Ross: Is new use for voice analysis discrimination in disguise?
Does your voice contain clues to your character? Not your words, but your actual vocal vibrations?
There was an article on The Verge headlined, “Why companies want to mine the secrets in your voice.” It hinted that by analyzing, for example, the voices of people who apply for bank loans, and then by keeping track of who pays on time and who doesn’t, artificial intelligence could predict which borrowers are more trustworthy, based simply on their voices.
So, I asked Dr. Emily Bender about this. She works with this kind of technology at the University of Washington, and she has her doubts. She suspects this is not simply not an objective decoding of vocal vibrations.

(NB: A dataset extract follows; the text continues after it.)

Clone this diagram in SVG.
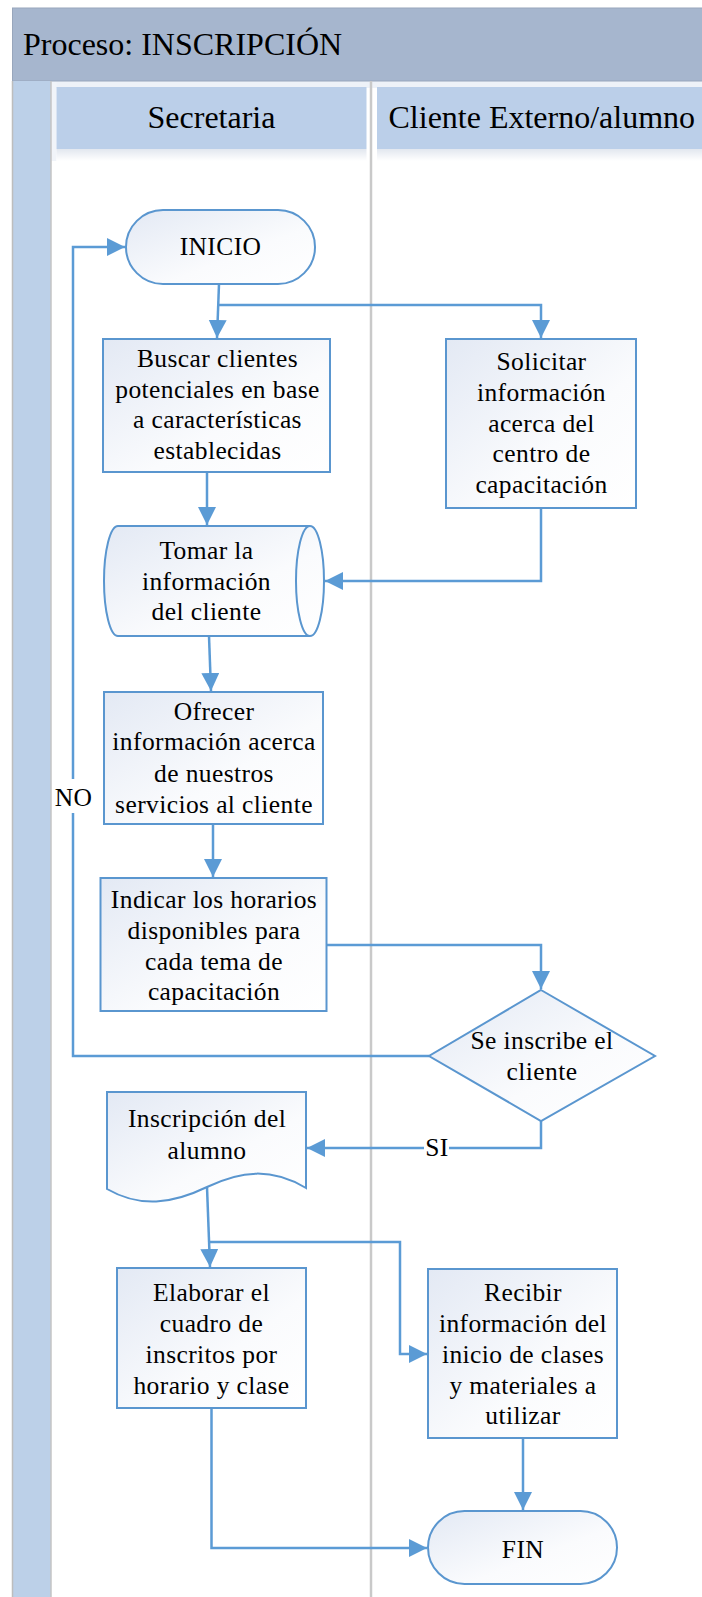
<svg xmlns="http://www.w3.org/2000/svg" width="702" height="1597" viewBox="0 0 702 1597">
<style>
.t{font-family:"Liberation Serif","Times New Roman",serif;font-size:25.5px;letter-spacing:0.4px;fill:#000;text-anchor:middle}
.h{font-family:"Liberation Serif","Times New Roman",serif;font-size:32px;fill:#000}
.c{text-anchor:middle}
.shape{fill:url(#sg);stroke:#5A96CF;stroke-width:2}
.conn{fill:none;stroke:#5B9BD5;stroke-width:2.5}
.arr{marker-end:url(#ah)}
.lbl{fill:#fff}
</style>
<defs>
<linearGradient id="sg" x1="0" y1="0" x2="1" y2="1">
<stop offset="0" stop-color="#E3E9F4"/>
<stop offset="0.6" stop-color="#FAFBFD"/>
<stop offset="1" stop-color="#FFFFFF"/>
</linearGradient>
<linearGradient id="sh" x1="0" y1="0" x2="0" y2="1">
<stop offset="0" stop-color="#E2E7EF"/>
<stop offset="1" stop-color="#FFFFFF"/>
</linearGradient>
<marker id="ah" markerUnits="userSpaceOnUse" markerWidth="20" markerHeight="20" refX="18" refY="9" orient="auto">
<path d="M0,0 L18,9 L0,18 Z" fill="#5B9BD5"/>
</marker>
</defs>

<g id="pool">
<rect x="12.5" y="81" width="700" height="1530" fill="#FFFFFF"/>
<rect x="51" y="81" width="660" height="7" fill="#EEF2F8"/>
<rect x="51" y="81" width="5.5" height="80" fill="#F1F4F9"/>
<rect x="12.5" y="8" width="700" height="73" fill="#A6B6CE" stroke="#98A6BC" stroke-width="1"/>
<text class="h" x="23" y="55">Proceso: INSCRIPCIÓN</text>
<rect x="12.5" y="81" width="38.5" height="1530" fill="#BCD0E8"/>
<line x1="12.5" y1="81" x2="12.5" y2="1597" stroke="#BDBDBD" stroke-width="1.5"/>
<line x1="51" y1="81" x2="51" y2="1597" stroke="#C4C4C4" stroke-width="1.5"/>
<line x1="371" y1="81" x2="371" y2="1597" stroke="#C9C9C9" stroke-width="2.5"/>
</g>

<g id="lane-secretaria">
<rect x="56.5" y="149" width="310" height="12" fill="url(#sh)"/>
<rect x="56.5" y="87" width="310" height="62" fill="#BBCFE9"/>
<text class="h c" x="211.5" y="128">Secretaria</text>
</g>
<g id="lane-cliente">
<rect x="377" y="149" width="330" height="12" fill="url(#sh)"/>
<rect x="377" y="87" width="330" height="62" fill="#BBCFE9"/>
<text class="h" x="388.5" y="128">Cliente Externo/alumno</text>
</g>

<g id="connectors">
<path class="conn arr" d="M219,284 L217,338"/>
<path class="conn arr" d="M219,305 L541,305 L541,338"/>
<path class="conn arr" d="M207,472 L207,525"/>
<path class="conn arr" d="M541,508 L541,581 L325,581"/>
<path class="conn arr" d="M209,636 L211,691"/>
<path class="conn arr" d="M213,824 L213,877"/>
<path class="conn arr" d="M327,945 L541,945 L541,989"/>
<path class="conn arr" d="M429,1056 L73,1056 L73,247 L125,247"/>
<path class="conn arr" d="M541,1121 L541,1148 L307,1148"/>
<path class="conn arr" d="M207,1187 L210,1267"/>
<path class="conn arr" d="M208.5,1242 L400,1242 L400,1354 L427,1354"/>
<path class="conn arr" d="M211.5,1408 L211.5,1548 L427,1548"/>
<path class="conn arr" d="M523,1438 L523,1510"/>
<rect class="lbl" x="54" y="779" width="39" height="34"/>
<text class="t" x="73.5" y="806">NO</text>
<rect class="lbl" x="424" y="1135" width="25" height="26"/>
<text class="t" x="437" y="1156">SI</text>
</g>

<g id="inicio">
<rect class="shape" x="126" y="210" width="189" height="74" rx="37" ry="37"/>
<text class="t" x="220.5" y="255">INICIO</text>
</g>

<g id="buscar">
<rect class="shape" x="103" y="339" width="227" height="133"/>
<text class="t" x="217.5" y="366.5">Buscar clientes</text>
<text class="t" x="217.5" y="397.5">potenciales en base</text>
<text class="t" x="217.5" y="428">a características</text>
<text class="t" x="217.5" y="458.5">establecidas</text>
</g>

<g id="solicitar">
<rect class="shape" x="446" y="339" width="190" height="169"/>
<text class="t" x="541.5" y="370">Solicitar</text>
<text class="t" x="541.5" y="400.5">información</text>
<text class="t" x="541.5" y="431.5">acerca del</text>
<text class="t" x="541.5" y="462">centro de</text>
<text class="t" x="541.5" y="493">capacitación</text>
</g>

<g id="tomar">
<path class="shape" d="M118,526 L310,526 A14,55 0 0 1 310,636 L118,636 A14,55 0 0 1 118,526 Z"/>
<path d="M310,526 A14,55 0 0 0 310,636" fill="none" stroke="#5A96CF" stroke-width="2"/>
<text class="t" x="206.5" y="558.5">Tomar la</text>
<text class="t" x="206.5" y="589.5">información</text>
<text class="t" x="206.5" y="620">del cliente</text>
</g>

<g id="ofrecer">
<rect class="shape" x="104" y="692" width="219" height="132"/>
<text class="t" x="214" y="719.5">Ofrecer</text>
<text class="t" x="214" y="750">información acerca</text>
<text class="t" x="214" y="781.5">de nuestros</text>
<text class="t" x="214" y="813">servicios al cliente</text>
</g>

<g id="indicar">
<rect class="shape" x="100.5" y="878" width="226" height="133"/>
<text class="t" x="214" y="907.5">Indicar los horarios</text>
<text class="t" x="214" y="938.5">disponibles para</text>
<text class="t" x="214" y="969.5">cada tema de</text>
<text class="t" x="214" y="1000">capacitación</text>
</g>

<g id="decision">
<path class="shape" d="M541,990 L655,1056 L541,1121 L429,1056 Z"/>
<text class="t" x="542" y="1049">Se inscribe el</text>
<text class="t" x="542" y="1079.5">cliente</text>
</g>

<g id="inscripcion">
<path class="shape" d="M107,1092 L306,1092 L306,1188 C272,1168 242,1170 207,1187 C172,1204 140,1208 107,1189 Z"/>
<text class="t" x="207" y="1126.5">Inscripción del</text>
<text class="t" x="207" y="1159">alumno</text>
</g>

<g id="elaborar">
<rect class="shape" x="117" y="1268" width="189" height="140"/>
<text class="t" x="211.5" y="1300.5">Elaborar el</text>
<text class="t" x="211.5" y="1331.5">cuadro de</text>
<text class="t" x="211.5" y="1363">inscritos por</text>
<text class="t" x="211.5" y="1394">horario y clase</text>
</g>

<g id="recibir">
<rect class="shape" x="428" y="1269" width="189" height="169"/>
<text class="t" x="523" y="1300.5">Recibir</text>
<text class="t" x="523" y="1331.5">información del</text>
<text class="t" x="523" y="1362.5">inicio de clases</text>
<text class="t" x="523" y="1393.5">y materiales a</text>
<text class="t" x="523" y="1424">utilizar</text>
</g>

<g id="fin">
<rect class="shape" x="428" y="1511" width="189" height="73" rx="36.5" ry="36.5"/>
<text class="t" x="523" y="1558">FIN</text>
</g>
</svg>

“So I don’t think there’s anything directly in someone’s voice that can do that,” said Dr. Bender. “I think what’s going on is it’s picking up on things like someone’s age [which] is going to be apparent from the vocal quality, and someone’s social background.”
She’s seen this in her own work as well.
“We know from socio-linguistics that people who belong to different groups are going to speak differently, and so it could well be picking up on that, and then reproducing patterns that we really don’t want reproduced.”
So, my question is whether this really just amplifies prejudice.
“Exactly,” answered Bender.
Now, I’m not a computer, but I definitely picked up something in Dr. Bender’s voice — she thinks this kind of application is simply discrimination disguised as science.
This has been tried before, and it never goes well.